ご存知のように「二礼二拍手一礼」とは、深いおじぎ(90度)を2回・拍手を2回・手をおろして深いおじぎ(90度)を1回、というのがスタンダードです。
90度の深いおじぎは神さまへの敬意を示し、感謝する気持ちを表すとされています。
2回の拍手は邪気を祓う意味合いもありますので、「しっかり手を打ち音を出す」ことが重要とされているそうです。

一方出雲大社での正式な参拝は「二礼四拍手一礼」となっているのですが、四拍手をする理由については諸説あり「四季を表している」「四方(= 東西南北)の守護神に対する敬意」「四(回手を)合わせ = 幸せに通じる」といったものなどがあげられます。
どれもなるほど納得、と思える理由ばかりですね。

ちなみにいわゆる例大祭(神社にとっては最も重要な祭祀のこと)の時には「二礼八拍手一礼」であるとのこと。
無限大のマークをタテにすると「8」になるからなのか、8という数字は昔から無限を示す数字であると言われていて、八拍手 = 神さまに対する無限の拍手でたたえる気持ちを示すものだ、というのです。
つまり四拍手とはその半分であるから、あくまで略式的なものである、というご意見もあるそうです。

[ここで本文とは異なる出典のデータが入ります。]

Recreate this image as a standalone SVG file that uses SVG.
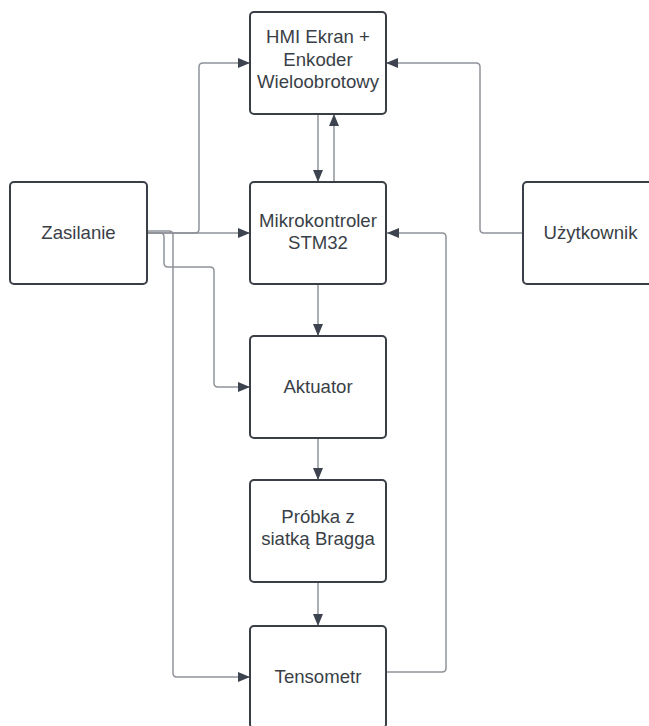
<svg xmlns="http://www.w3.org/2000/svg" width="649" height="726" viewBox="0 0 649 726">
<style>
.box{fill:#ffffff;stroke:#3a3f47;stroke-width:2}
.lbl{font-family:"Liberation Sans",Arial,sans-serif;font-size:18.6px;fill:#3a3f47;text-anchor:middle}
.con{fill:none;stroke:#8e9298;stroke-width:1.5;marker-end:url(#ah)}
</style>
<defs>
<marker id="ah" viewBox="0 0 12 10" refX="12" refY="5" markerWidth="12" markerHeight="10" markerUnits="userSpaceOnUse" orient="auto">
<path d="M0,0 L12,5 L0,10 z" fill="#3d4450"/>
</marker>
</defs>
<rect width="649" height="726" fill="#ffffff"/>
<g id="connectors">
<path class="con" d="M147,233 H195 Q199,233 199,229 V67 Q199,63 203,63 H250"/>
<path class="con" d="M147,233 H250"/>
<path class="con" d="M147,233 H160 Q164,233 164,237 V263 Q164,267 168,267 H210 Q214,267 214,271 V383 Q214,387 218,387 H250"/>
<path class="con" d="M147,231 H169 Q173,231 173,235 V673 Q173,677 177,677 H250"/>
<path class="con" d="M387,672 H442 Q446,672 446,668 V237 Q446,233 442,233 H387"/>
<path class="con" d="M523,233 H484 Q480,233 480,229 V67 Q480,63 476,63 H386"/>
<path class="con" d="M318,114 V182"/>
<path class="con" d="M334,182 V114"/>
<path class="con" d="M318,284 V336"/>
<path class="con" d="M318,438 V480"/>
<path class="con" d="M318,582 V626"/>
</g>
<g id="hmi">
<rect class="box" x="250" y="12" width="136" height="102" rx="4"/>
<text class="lbl" x="318" y="43">HMI Ekran +</text>
<text class="lbl" x="318" y="65.5">Enkoder</text>
<text class="lbl" x="318" y="88">Wieloobrotowy</text>
</g>
<g id="mikrokontroler">
<rect class="box" x="250" y="182" width="136" height="102" rx="4"/>
<text class="lbl" x="318" y="227">Mikrokontroler</text>
<text class="lbl" x="318" y="249">STM32</text>
</g>
<g id="zasilanie">
<rect class="box" x="10" y="182" width="137" height="102" rx="4"/>
<text class="lbl" x="78.5" y="239">Zasilanie</text>
</g>
<g id="uzytkownik">
<rect class="box" x="523" y="182" width="135" height="102" rx="4"/>
<text class="lbl" x="590.5" y="239">Użytkownik</text>
</g>
<g id="aktuator">
<rect class="box" x="250" y="336" width="136" height="102" rx="4"/>
<text class="lbl" x="318" y="393">Aktuator</text>
</g>
<g id="probka">
<rect class="box" x="250" y="480" width="136" height="102" rx="4"/>
<text class="lbl" x="318" y="523">Próbka z</text>
<text class="lbl" x="318" y="545">siatką Bragga</text>
</g>
<g id="tensometr">
<rect class="box" x="250" y="626" width="136" height="102" rx="4"/>
<text class="lbl" x="318" y="683">Tensometr</text>
</g>
</svg>
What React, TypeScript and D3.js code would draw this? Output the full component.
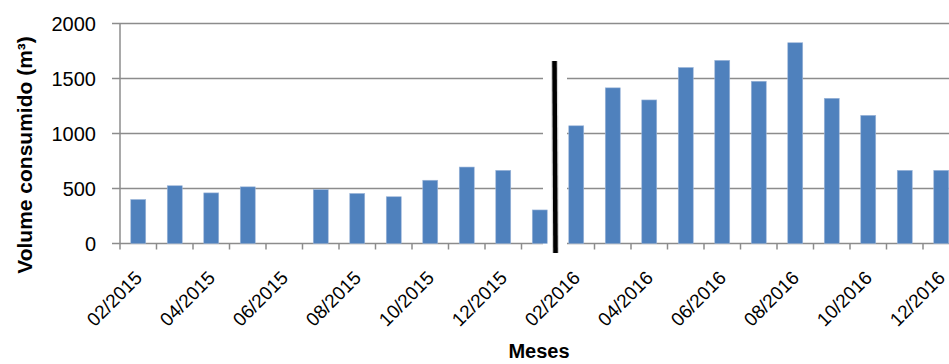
import React from "react";
import * as d3 from "d3";

const months = [
  "02/2015", "03/2015", "04/2015", "05/2015", "06/2015", "07/2015", "08/2015",
  "09/2015", "10/2015", "11/2015", "12/2015", "01/2016", "02/2016", "03/2016",
  "04/2016", "05/2016", "06/2016", "07/2016", "08/2016", "09/2016", "10/2016",
  "11/2016", "12/2016",
];
const volumes = [
  400, 525, 460, 515, 0, 490, 455, 425, 575, 695, 665, 305, 1070, 1415,
  1305, 1600, 1665, 1475, 1825, 1320, 1165, 665, 665,
];
const yTicks = [0, 500, 1000, 1500, 2000];
const labelledMonths = months.filter((_, i) => i % 2 === 0);
const dividerMonth = "02/2016";
const yTitle = "Volume consumido (m³)";
const xTitle = "Meses";

const W = 949;
const H = 364;
const left = 120;
const band = 36.5;
const top = 23.5;
const bottom = 243.5;

export default function App() {
  const x = d3
    .scaleBand<string>()
    .domain(months)
    .range([left, left + band * months.length])
    .paddingInner(0.59)
    .paddingOuter(0.295);
  const xb = d3.scaleBand<string>().domain(months).range([left, left + band * months.length]);
  const y = d3.scaleLinear().domain([0, 2000]).range([bottom, top]);
  const font = "'Liberation Sans', Arial, sans-serif";
  const divX = (xb(dividerMonth) as number) - 3;

  return (
    <svg
      width={W}
      height={H}
      style={{ position: "absolute", left: 0, top: 0, background: "#fff" }}
      fontFamily={font}
    >
      <rect x={0} y={0} width={W} height={H} fill="#fff" />
      {/* gridlines */}
      {yTicks.map((t) => (
        <g key={t}>
          <line x1={left - 8} x2={W} y1={y(t)} y2={y(t)} stroke="#8c8c8c" strokeWidth={1.5} />
          <text x={96} y={y(t)} dy="0.36em" textAnchor="end" fontSize={20} fill="#000">
            {t}
          </text>
        </g>
      ))}
      {/* y axis */}
      <line x1={left} x2={left} y1={top} y2={bottom} stroke="#8c8c8c" strokeWidth={1.5} />
      {/* x ticks at category boundaries */}
      {months.map((m) => (
        <line
          key={m}
          x1={xb(m) as number}
          x2={xb(m) as number}
          y1={bottom}
          y2={bottom + 6}
          stroke="#8c8c8c"
          strokeWidth={1.5}
        />
      ))}
      {/* white box behind divider */}
      <rect x={divX - 12} y={58} width={24} height={198} fill="#fff" />
      {/* bars */}
      {months.map((m, i) =>
        volumes[i] > 0 ? (
          <rect
            key={m}
            x={x(m) as number}
            y={y(volumes[i])}
            width={x.bandwidth()}
            height={bottom - y(volumes[i])}
            fill="#4f81bd"
            stroke="#9db6d9"
            strokeWidth={0.6}
          />
        ) : null
      )}
      {/* divider line */}
      <line x1={divX - 0.5} x2={divX + 0.5} y1={61} y2={253} stroke="#d6d6d6" strokeWidth={7} />
      <line x1={divX - 0.5} x2={divX + 0.5} y1={61} y2={253} stroke="#000" strokeWidth={4.5} />
      {/* x tick labels */}
      {labelledMonths.map((m) => {
        const cx = (xb(m) as number) + band / 2 + 5;
        const cy = 279;
        return (
          <text
            key={m}
            x={cx}
            y={cy}
            textAnchor="end"
            fontSize={19}
            fill="#000"
            transform={`rotate(-45, ${cx}, ${cy})`}
          >
            {m}
          </text>
        );
      })}
      {/* titles */}
      <text
        x={0}
        y={0}
        transform={`translate(32, 155) rotate(-90)`}
        textAnchor="middle"
        fontSize={21}
        fontWeight="bold"
        fill="#000"
      >
        {yTitle}
      </text>
      <text x={539} y={358} textAnchor="middle" fontSize={20} fontWeight="bold" fill="#000">
        {xTitle}
      </text>
    </svg>
  );
}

しかしいつ頃から始まったものであるのか、なぜそういう作法を取り入れることになったのか、いまだによくわかっていないということでした。
ですので出雲大社では「二礼四拍手一礼」であることをおさえておけばよいでしょう。

参考までにこの四拍手というのは、神道系の宗教団体にも見られる作法だそうなので、出雲大社のみというわけではありません。
他にも新潟の彌彦(弥彦)神社など、いくつかの神社で見られる参拝方法であるといいますから、さほど珍しいわけでもなさそうですね。

伊勢神宮では…

では出雲大社と並ぶ有名どころである伊勢神宮ではどうでしょう?
伊勢神宮でも基本的には「二礼二拍手一礼」が正しい参拝方法となりますので、混乱することはないでしょう。

しかしながら神職の方は「八度拝八開手(はちどはい やひらて、と読む。8回深いおじぎの後8回拍手)」という特殊な方法で参拝するそうです。
一般の参拝者は行いませんのでご注意ください。
時々神職の方を見て同じようにする方がおられるとききますが、二礼二拍手一礼の作法でよいとのことです。

手をずらすのがポイント!?

なお拍手の際は手のひらを合わせた時に、右手を左手の第一関節付近まで下げてから打つ、といいます。
神道においては左手が陽 (= 霊)、右手が陰 (= 身)として、右を少し下げる → 霊を上位(主体)とする、という考え方があるのです。
参拝の際には意識してみましょう。
拍手2回の後、右手を戻して手をそろえることをお忘れなく。

実はこの作法について「手の節と節が重ならないようにする = 節合わせ(不幸せ)を避けるという意味合いもあるのだ」と教えてくださる神職の方もいらっしゃいました。
そうなるとずらすことは非常に大事ということになりますね。

出雲大社においては、参拝する場所がいくつかありますが、いずれも二礼四拍手一礼の作法で問題ありません
ツアーで行かれる時には、現地でガイドさんがつくこともあり、そちらからも正しい参拝方法について案内がありますので、必要以上に気にすることもありません。
多少作法がスムーズでなかったり間違ってしまったとしても、大切なのは神さまに対する敬意ですから大丈夫です。
安心して参拝していきましょう。